A Replica of Common YA Dystopia



By Danielle Matta

This month’s book is rated:

frus·trat·ing \-,trāt-iŋ\ adj: tending to produce or characterized by feelings of discouragement

In the vast and varying world that is Young Adult (YA) fiction, one would think that unoriginal plots and mechanical characters would be a little less common. Unfortunately, it seems that novels highlighting fresh ideas and good writing are becoming harder and harder to discover, as they are thoroughly hidden amongst the almost unimaginably huge amount of mediocrity.

That’s why it can be difficult, and frankly a little bit frightening trying to decide which books are worth picking up. To help spare you of traumatic, sub-par reading, I’m here to let you know which novels should be bought and cherished, and which need to be avoided at all costs.

As exciting as it would be to start off my very first column with an exception to the growing number of badly written YA novels, it seems that chance will not have it. Instead, I believe that I was intended to read this book so that all of you would not have to.

The suspect in question is Replica by Jenna Black. Released only a few months ago, this book has yet to cause a dent in the literary world and probably never will. Don’t get me wrong – to say it’s the worst book I’ve read in a long time would be an overstatement. But the biggest let-down about the novel is the unfulfilled potential it had to be great. It frustrates me so much when a story starts off with just enough intrigue and promise to get the reader’s hopes up, only to be completely destroyed by the third chapter.

In theory, Replica sounds like an idea that is a touch overdone but still has plenty of room to extend outside the pre-determined Teen Science Fiction Box. Two main characters, Nadia Lake and Nate Hayes, live in a futuristic, corporate society that “used to be” New York, arranged to be married with the usual quantities of complications and unreciprocated feelings. Before the reader can begin to grasp the “future” lingo and come to terms with this new world, or much less the protagonists, Nate’s character is killed off, only to be immediately and unemotionally replaced by a “Replica,” an exact copy created in a vat of goo, charged with backed-up memories from the original.
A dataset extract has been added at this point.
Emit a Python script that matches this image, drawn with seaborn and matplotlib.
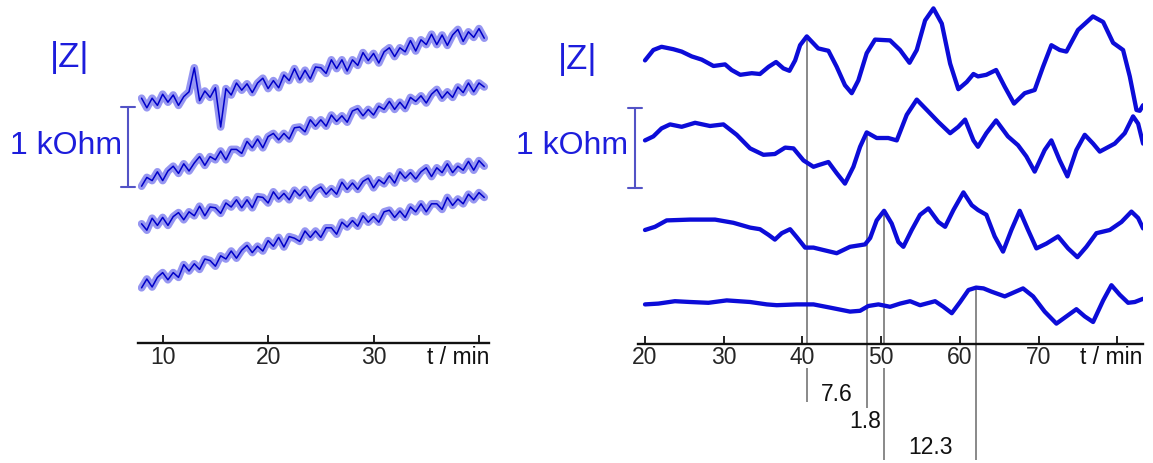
import numpy as np
import matplotlib
matplotlib.use('Agg')
import matplotlib.pyplot as plt
import seaborn as sns

sns.set_style('white')
plt.rcParams['font.family'] = ['Liberation Sans', 'DejaVu Sans']

# ---- left panel: raw |Z| traces (kOhm, stacked), sampled every 0.5 min ----
t_raw = np.arange(8.0, 40.51, 0.5)
raw_1 = [3.06, 2.94, 3.06, 2.97, 3.11, 3.01, 3.10, 2.97, 3.08, 3.14, 3.44,
         3.03, 3.15, 3.07, 3.19, 2.70, 3.18, 3.10, 3.25, 3.16, 3.24, 3.13,
         3.25, 3.31, 3.18, 3.28, 3.19, 3.35, 3.28, 3.43, 3.29, 3.41, 3.30,
         3.45, 3.44, 3.37, 3.54, 3.43, 3.54, 3.40, 3.54, 3.47, 3.63, 3.53,
         3.62, 3.50, 3.64, 3.69, 3.58, 3.69, 3.64, 3.78, 3.65, 3.79, 3.73,
         3.86, 3.73, 3.85, 3.72, 3.85, 3.92, 3.77, 3.89, 3.82, 3.93, 3.81]
raw_2 = [1.96, 2.07, 2.03, 2.14, 2.03, 2.15, 2.21, 2.12, 2.24, 2.15, 2.25,
         2.33, 2.22, 2.33, 2.29, 2.40, 2.29, 2.42, 2.42, 2.37, 2.52, 2.44,
         2.55, 2.44, 2.58, 2.62, 2.54, 2.62, 2.55, 2.69, 2.70, 2.64, 2.79,
         2.71, 2.79, 2.71, 2.85, 2.77, 2.84, 2.76, 2.90, 2.93, 2.84, 2.92,
         2.85, 2.96, 2.92, 3.02, 2.92, 3.01, 2.93, 3.07, 3.02, 3.09, 3.00,
         3.11, 3.17, 3.06, 3.14, 3.07, 3.20, 3.13, 3.25, 3.14, 3.25, 3.20]
raw_3 = [1.49, 1.41, 1.56, 1.47, 1.57, 1.47, 1.58, 1.63, 1.54, 1.64, 1.59,
         1.71, 1.59, 1.70, 1.69, 1.62, 1.75, 1.70, 1.79, 1.69, 1.79, 1.69,
         1.83, 1.82, 1.75, 1.89, 1.80, 1.87, 1.79, 1.91, 1.84, 1.92, 1.81,
         1.91, 1.95, 1.86, 1.93, 1.86, 2.01, 1.92, 2.00, 1.92, 2.02, 2.06,
         1.94, 2.04, 1.99, 2.09, 2.00, 2.14, 2.06, 2.13, 2.05, 2.14, 2.19,
         2.08, 2.19, 2.13, 2.24, 2.13, 2.21, 2.16, 2.27, 2.16, 2.28, 2.21]
raw_4 = [0.69, 0.80, 0.70, 0.82, 0.88, 0.79, 0.88, 0.82, 0.98, 0.90, 0.99,
         0.92, 1.05, 1.03, 0.96, 1.09, 1.05, 1.15, 1.06, 1.16, 1.22, 1.13,
         1.21, 1.15, 1.28, 1.21, 1.32, 1.20, 1.33, 1.31, 1.27, 1.40, 1.32,
         1.40, 1.32, 1.44, 1.44, 1.36, 1.51, 1.45, 1.53, 1.46, 1.59, 1.51,
         1.58, 1.51, 1.64, 1.66, 1.57, 1.65, 1.57, 1.70, 1.64, 1.74, 1.64,
         1.74, 1.74, 1.67, 1.82, 1.72, 1.80, 1.74, 1.86, 1.79, 1.88, 1.82]
raw_traces = [raw_1, raw_2, raw_3, raw_4]

# ---- right panel: smoothed |Z| traces (kOhm, stacked) ----
t_a = [20.0, 21.06, 22.1, 23.6, 24.66, 25.93, 27.2, 28.7, 30.17, 31.0, 32.1,
       33.56, 34.6, 35.7, 36.65, 37.58, 38.35, 39.07, 39.7, 40.55, 42.0, 43.3,
       44.35, 45.4, 46.26, 47.1, 48.16, 49.22, 51.13, 52.4, 53.6, 54.52, 55.58,
       56.64, 57.7, 58.76, 59.8, 60.87, 61.72, 62.3, 63.36, 64.6, 65.7, 66.88,
       68.23, 69.5, 70.56, 71.62, 72.68, 73.53, 75.0, 76.9, 78.2, 79.46, 80.73,
       81.58, 82.43, 82.85, 83.27]
z_a = [3.62, 3.75, 3.79, 3.76, 3.73, 3.67, 3.63, 3.55, 3.57, 3.50, 3.44,
       3.46, 3.45, 3.54, 3.60, 3.52, 3.49, 3.62, 3.81, 3.92, 3.77, 3.74,
       3.54, 3.31, 3.21, 3.37, 3.71, 3.88, 3.87, 3.75, 3.59, 3.75, 4.12,
       4.27, 4.08, 3.58, 3.26, 3.35, 3.45, 3.42, 3.44, 3.50, 3.29, 3.08,
       3.21, 3.25, 3.54, 3.81, 3.75, 3.73, 4.00, 4.17, 4.10, 3.84, 3.75,
       3.42, 3.00, 2.99, 3.06]
t_b = [20.0, 21.06, 22.1, 23.18, 24.66, 26.36, 28.26, 29.96, 31.65, 33.35,
       35.04, 36.5, 37.8, 38.86, 40.13, 41.4, 42.0, 43.3, 44.35, 45.4, 46.47,
       47.32, 48.16, 49.43, 50.9, 51.98, 53.25, 54.52, 56.0, 57.27, 58.76,
       59.8, 60.66, 61.72, 62.3, 63.36, 64.6, 66.1, 67.38, 68.44, 69.5, 70.77,
       71.62, 72.68, 73.66, 74.8, 75.86, 76.92, 77.77, 79.67, 80.94, 82.0,
       82.64, 83.27]
z_b = [2.62, 2.67, 2.77, 2.82, 2.79, 2.84, 2.80, 2.82, 2.69, 2.52,
       2.44, 2.45, 2.53, 2.52, 2.37, 2.29, 2.31, 2.35, 2.21, 2.08, 2.29,
       2.54, 2.72, 2.65, 2.65, 2.62, 2.94, 3.13, 2.98, 2.85, 2.71,
       2.79, 2.88, 2.62, 2.54, 2.71, 2.87, 2.67, 2.56, 2.42, 2.23, 2.50,
       2.62, 2.37, 2.17, 2.50, 2.69, 2.58, 2.48, 2.58, 2.71, 2.92,
       2.83, 2.58]
t_c = [20.0, 21.27, 22.75, 25.72, 28.9, 31.23, 33.35, 34.6, 35.68, 36.5,
       37.37, 38.43, 39.28, 40.34, 41.4, 42.65, 44.35, 46.04, 47.95, 48.6,
       49.43, 50.37, 51.34, 52.19, 52.82, 53.88, 54.94, 56.0, 57.27, 58.12,
       59.18, 60.45, 61.51, 62.3, 63.36, 64.42, 65.48, 66.54, 67.6, 68.66,
       69.72, 70.99, 72.47, 73.74, 74.93, 76.07, 77.34, 79.04, 80.52, 81.79,
       82.64, 83.27]
z_c = [1.50, 1.54, 1.62, 1.63, 1.63, 1.59, 1.53, 1.51, 1.44, 1.38,
       1.46, 1.51, 1.41, 1.28, 1.28, 1.25, 1.21, 1.29, 1.32, 1.40,
       1.62, 1.74, 1.58, 1.35, 1.29, 1.50, 1.69, 1.77, 1.60, 1.54,
       1.75, 1.97, 1.81, 1.75, 1.69, 1.42, 1.23, 1.50, 1.74, 1.50,
       1.27, 1.33, 1.42, 1.27, 1.16, 1.29, 1.46, 1.50, 1.60, 1.73,
       1.65, 1.52]
t_d = [20.0, 21.7, 23.8, 25.72, 28.05, 30.38, 33.35, 35.47, 36.74, 39.28,
       41.4, 43.5, 46.04, 47.32, 48.37, 49.65, 51.13, 52.4, 53.67, 54.94,
       56.85, 57.91, 58.97, 60.03, 61.09, 62.06, 63.0, 64.0, 65.7, 68.02,
       69.3, 70.77, 72.26, 73.53, 74.8, 75.86, 76.92, 78.2, 79.25, 80.31,
       81.37, 82.22, 83.27]
z_d = [0.57, 0.58, 0.61, 0.60, 0.59, 0.62, 0.60, 0.57, 0.56, 0.57,
       0.57, 0.53, 0.48, 0.49, 0.55, 0.57, 0.54, 0.58, 0.61, 0.56,
       0.61, 0.54, 0.46, 0.60, 0.75, 0.78, 0.77, 0.73, 0.67, 0.77,
       0.67, 0.48, 0.33, 0.42, 0.51, 0.42, 0.35, 0.62, 0.81, 0.69,
       0.59, 0.60, 0.64]
smooth_traces = [(t_a, z_a), (t_b, z_b), (t_c, z_c), (t_d, z_d)]

# onset markers (min), the level where each starts, and the delays
marker_t = [40.55, 48.16, 50.37, 62.06]
marker_level = [3.92, 2.72, 1.74, 0.78]
delay_labels = ['7.6', '1.8', '12.3']

BLUE = '#0c0cd8'
TXT = '#1d1ddc'
BAR = '#5353c6'
W, H = 1153, 463

fig = plt.figure(figsize=(W / 100, H / 100), dpi=100)


def px_axes(x0, x1):
    return fig.add_axes([x0 / W, 0, (x1 - x0) / W, 1])


def style_axis(ax, spine_py, ticks, labels, pad):
    for s in ['left', 'right', 'top']:
        ax.spines[s].set_visible(False)
    ax.spines['bottom'].set_position(('axes', (H - spine_py) / H))
    ax.spines['bottom'].set_linewidth(1.7)
    ax.spines['bottom'].set_color('#111111')
    ax.set_xticks(ticks)
    ax.set_xticklabels(labels)
    ax.set_yticks([])
    ax.tick_params(axis='x', direction='in', length=5.5, width=1.3,
                   color='#111111', labelsize=16.5, pad=pad, bottom=True)
    ax.set_xlabel('')
    ax.set_ylabel('')
    ax.patch.set_alpha(0)


# ---- left panel ----
axl = px_axes(138, 489)
for vals in raw_traces:
    sns.lineplot(x=t_raw, y=vals, ax=axl, color='#2f2fe4', linewidth=5.5,
                 alpha=0.5, sort=False)
    sns.lineplot(x=t_raw, y=vals, ax=axl, color='#0000c8', linewidth=1.1,
                 sort=False)
axl.set_xlim(7.66, 40.95)
axl.set_ylim(-1.5, 4.2875)
style_axis(axl, 343, [10, 20, 30, 40], ['10', '20', '30', ''], 2.5)

# 1 kOhm scale bar
bx, d = 6.71, 0.62
axl.plot([bx, bx], [1.95, 2.95], color=BAR, lw=1.5, clip_on=False)
for yb in (1.95, 2.95):
    axl.plot([bx - d, bx + d], [yb, yb], color=BAR, lw=1.5, clip_on=False)

# ---- right panel ----
axr = px_axes(638, 1143)
for tt, zz in smooth_traces:
    sns.lineplot(x=tt, y=zz, ax=axr, color=BLUE, linewidth=3.1, sort=False,
                 solid_joinstyle='round', solid_capstyle='round')
axr.set_xlim(19.11, 83.26)
axr.set_ylim(-1.4125, 4.375)
style_axis(axr, 344, [20, 30, 40, 50, 60, 70, 80],
           ['20', '30', '40', '50', '60', '70', ''], 1.5)

# onset lines (broken where they cross the tick labels)
GRAY = '#808080'
bottoms = [-0.65, -0.73, -1.38, -1.38]
gapped = [True, False, True, False]
for t0, top, bot, gap in zip(marker_t, marker_level, bottoms, gapped):
    if gap:
        axr.vlines(t0, 0.06, top, color=GRAY, lw=1.3, zorder=1)
        axr.vlines(t0, bot, -0.22, color=GRAY, lw=1.3, zorder=1)
    else:
        axr.vlines(t0, bot, top, color=GRAY, lw=1.3, zorder=1)

axr.text((marker_t[0] + marker_t[1]) / 2, -0.56, delay_labels[0],
         ha='center', va='center', fontsize=16.5, color='#111111')
axr.text(marker_t[2] - 0.4, -0.9, delay_labels[1],
         ha='right', va='center', fontsize=16.5, color='#111111')
axr.text((marker_t[2] + marker_t[3]) / 2, -1.22, delay_labels[2],
         ha='center', va='center', fontsize=16.5, color='#111111')

bx, d = 18.73, 0.89
axr.plot([bx, bx], [2.03, 3.03], color=BAR, lw=1.5, clip_on=False)
for yb in (2.03, 3.03):
    axr.plot([bx - d, bx + d], [yb, yb], color=BAR, lw=1.5, clip_on=False)


# ---- panel labels ----
def ftext(px, py, s, **kw):
    fig.text(px / W, 1 - py / H, s, **kw)


ftext(69.5, 57.5, '|Z|', ha='center', va='center', fontsize=25, color=TXT)
ftext(577.5, 59.5, '|Z|', ha='center', va='center', fontsize=25, color=TXT)
ftext(66, 146, '1 kOhm', ha='center', va='center', fontsize=23, color=TXT)
ftext(572.5, 146, '1 kOhm', ha='center', va='center', fontsize=23, color=TXT)
ftext(489, 357, 't / min', ha='right', va='center', fontsize=16.5, color='#111111')
ftext(1142, 358, 't / min', ha='right', va='center', fontsize=16.5, color='#111111')

plt.savefig('out.png', dpi=100)
plt.close()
From that point, the plot progresses imperceptibly. The characters are purely driven by two goals; Nate can seem to do nothing else except obsess over his murder, and Nadia is bent on the struggle between protecting her family’s reputation and helping her fiancée crack the case. In between all of this are annoying, unlikable side-characters who fall right into the stereotypical archetypes YA authors love to abuse.

More importantly, the main characters are nothing to scream about either. Despite every other chapter changing point of view between the two of them, Nadia and Nate were very unconvincing characters. Both seemed to lack the individual emphasis needed to truly set them apart from each other, an especially important factor in novels with shifting point of views. Beyond that, after a while, their inner narrative just got downright irritating. Major writing flaws became quite apparent only a few chapters in; not only did the story lack believable, mature dialogue, but it was almost entirely recounted in repetitive narration. It seemed to me after some time that I was merely re-reading the same information, said by a different character in a slightly different way.

Black gets some points for disobeying the usual law for teen fiction by creating two protagonists that weren’t madly in love with each other, but her development of both, and of the plot, fell through in all other aspects. That’s not to say she’s a bad writer; there were certain moments when I genuinely found myself caught up in some of the action. But it’s characters that impact me as a reader the most, and more than being unable to relate to Replica’s characters, I found myself not caring what happened to them one way or the other.

Perhaps the only solution to this epidemic of unoriginal YA fiction is for authors to take a break from dystopian novels. The whole trend seems so dead and tired that it’s no wonder writers of late see no other option but to take to the ironic inclusion of zombies to liven them up.